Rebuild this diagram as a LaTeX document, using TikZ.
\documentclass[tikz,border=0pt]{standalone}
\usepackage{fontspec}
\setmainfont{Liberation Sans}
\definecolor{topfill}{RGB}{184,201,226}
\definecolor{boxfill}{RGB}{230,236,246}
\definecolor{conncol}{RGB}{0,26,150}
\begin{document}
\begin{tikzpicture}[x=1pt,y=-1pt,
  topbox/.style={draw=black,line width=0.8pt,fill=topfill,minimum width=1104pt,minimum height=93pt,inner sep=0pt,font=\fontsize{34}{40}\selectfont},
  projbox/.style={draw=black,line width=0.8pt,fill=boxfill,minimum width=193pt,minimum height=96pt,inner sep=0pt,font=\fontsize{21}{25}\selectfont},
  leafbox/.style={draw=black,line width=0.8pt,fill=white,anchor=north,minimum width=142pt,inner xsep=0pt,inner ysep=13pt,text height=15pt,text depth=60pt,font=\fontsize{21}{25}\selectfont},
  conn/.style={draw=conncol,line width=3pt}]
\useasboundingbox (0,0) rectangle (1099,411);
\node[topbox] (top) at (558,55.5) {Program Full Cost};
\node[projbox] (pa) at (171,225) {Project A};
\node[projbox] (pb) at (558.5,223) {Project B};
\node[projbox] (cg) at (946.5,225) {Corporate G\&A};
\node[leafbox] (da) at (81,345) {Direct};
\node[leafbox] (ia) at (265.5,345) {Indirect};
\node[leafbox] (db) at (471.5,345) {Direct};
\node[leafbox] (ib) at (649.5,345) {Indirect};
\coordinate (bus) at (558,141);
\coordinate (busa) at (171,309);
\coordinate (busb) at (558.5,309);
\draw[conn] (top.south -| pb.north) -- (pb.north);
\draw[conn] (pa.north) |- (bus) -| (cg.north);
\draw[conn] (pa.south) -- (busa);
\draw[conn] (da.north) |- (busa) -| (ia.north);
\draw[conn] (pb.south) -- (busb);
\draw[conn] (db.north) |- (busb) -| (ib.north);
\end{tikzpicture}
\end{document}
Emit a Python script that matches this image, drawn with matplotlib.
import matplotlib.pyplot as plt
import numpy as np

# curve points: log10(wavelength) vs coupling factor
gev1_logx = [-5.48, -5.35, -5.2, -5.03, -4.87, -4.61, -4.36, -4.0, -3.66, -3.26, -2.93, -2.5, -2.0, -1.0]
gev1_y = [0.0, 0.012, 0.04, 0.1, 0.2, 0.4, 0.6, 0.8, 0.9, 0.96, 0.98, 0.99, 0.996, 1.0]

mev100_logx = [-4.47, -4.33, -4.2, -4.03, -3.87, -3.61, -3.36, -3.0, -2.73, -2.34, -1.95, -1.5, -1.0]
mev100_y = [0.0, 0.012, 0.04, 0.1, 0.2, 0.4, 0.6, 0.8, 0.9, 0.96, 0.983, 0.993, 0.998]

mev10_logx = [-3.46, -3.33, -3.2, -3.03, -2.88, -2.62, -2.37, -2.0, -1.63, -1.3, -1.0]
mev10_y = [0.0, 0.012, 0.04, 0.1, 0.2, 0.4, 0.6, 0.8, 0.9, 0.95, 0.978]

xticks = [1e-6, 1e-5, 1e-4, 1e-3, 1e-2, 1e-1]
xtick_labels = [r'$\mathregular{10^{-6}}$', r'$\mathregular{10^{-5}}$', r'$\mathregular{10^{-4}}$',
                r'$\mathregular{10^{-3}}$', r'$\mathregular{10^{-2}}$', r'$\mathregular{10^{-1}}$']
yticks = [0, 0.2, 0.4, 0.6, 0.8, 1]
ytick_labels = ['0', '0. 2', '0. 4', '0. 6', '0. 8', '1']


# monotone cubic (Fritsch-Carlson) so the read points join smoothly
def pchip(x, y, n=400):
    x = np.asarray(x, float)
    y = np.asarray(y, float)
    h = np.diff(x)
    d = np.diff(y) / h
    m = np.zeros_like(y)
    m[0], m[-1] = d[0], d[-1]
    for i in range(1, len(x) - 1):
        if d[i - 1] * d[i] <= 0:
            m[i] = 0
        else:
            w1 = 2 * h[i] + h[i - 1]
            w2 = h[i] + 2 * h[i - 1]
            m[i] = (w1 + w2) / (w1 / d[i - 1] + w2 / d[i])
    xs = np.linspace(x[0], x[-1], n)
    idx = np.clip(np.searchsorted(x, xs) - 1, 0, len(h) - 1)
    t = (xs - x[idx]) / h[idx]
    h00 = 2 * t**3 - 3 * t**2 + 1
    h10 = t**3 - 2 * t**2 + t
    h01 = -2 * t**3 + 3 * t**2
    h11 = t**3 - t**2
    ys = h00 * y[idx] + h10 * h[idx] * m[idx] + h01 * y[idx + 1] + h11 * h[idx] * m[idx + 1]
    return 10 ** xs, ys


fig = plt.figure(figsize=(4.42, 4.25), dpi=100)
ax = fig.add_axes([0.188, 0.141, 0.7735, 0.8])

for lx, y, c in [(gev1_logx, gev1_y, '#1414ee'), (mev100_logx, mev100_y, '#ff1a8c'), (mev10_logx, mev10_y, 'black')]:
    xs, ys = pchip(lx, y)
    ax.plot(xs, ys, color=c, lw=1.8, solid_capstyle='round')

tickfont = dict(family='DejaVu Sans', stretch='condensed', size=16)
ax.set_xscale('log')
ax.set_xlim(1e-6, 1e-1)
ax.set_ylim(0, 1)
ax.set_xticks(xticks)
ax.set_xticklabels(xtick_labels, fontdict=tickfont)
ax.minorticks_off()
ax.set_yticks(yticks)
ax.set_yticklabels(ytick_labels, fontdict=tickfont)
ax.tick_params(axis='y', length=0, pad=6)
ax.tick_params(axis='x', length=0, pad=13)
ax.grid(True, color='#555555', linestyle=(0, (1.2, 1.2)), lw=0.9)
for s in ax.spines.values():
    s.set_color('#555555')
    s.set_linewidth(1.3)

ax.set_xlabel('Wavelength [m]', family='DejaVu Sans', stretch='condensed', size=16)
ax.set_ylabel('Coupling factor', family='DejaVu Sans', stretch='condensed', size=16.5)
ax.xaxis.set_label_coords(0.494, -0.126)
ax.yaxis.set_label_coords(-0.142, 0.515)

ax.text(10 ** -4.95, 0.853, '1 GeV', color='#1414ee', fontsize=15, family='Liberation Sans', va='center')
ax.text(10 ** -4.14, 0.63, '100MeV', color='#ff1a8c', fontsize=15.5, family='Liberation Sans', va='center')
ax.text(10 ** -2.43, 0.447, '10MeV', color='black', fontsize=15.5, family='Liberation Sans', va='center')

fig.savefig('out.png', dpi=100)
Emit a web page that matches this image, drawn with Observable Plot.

□ □ □ □

→ WHAT THE TASK ASKS
Report all lines of the data above that include the string "Emit".

→ SOLUTION TO THIS TASK
Emit a Python script that matches this image, drawn with matplotlib.
Emit a web page that matches this image, drawn with Observable Plot.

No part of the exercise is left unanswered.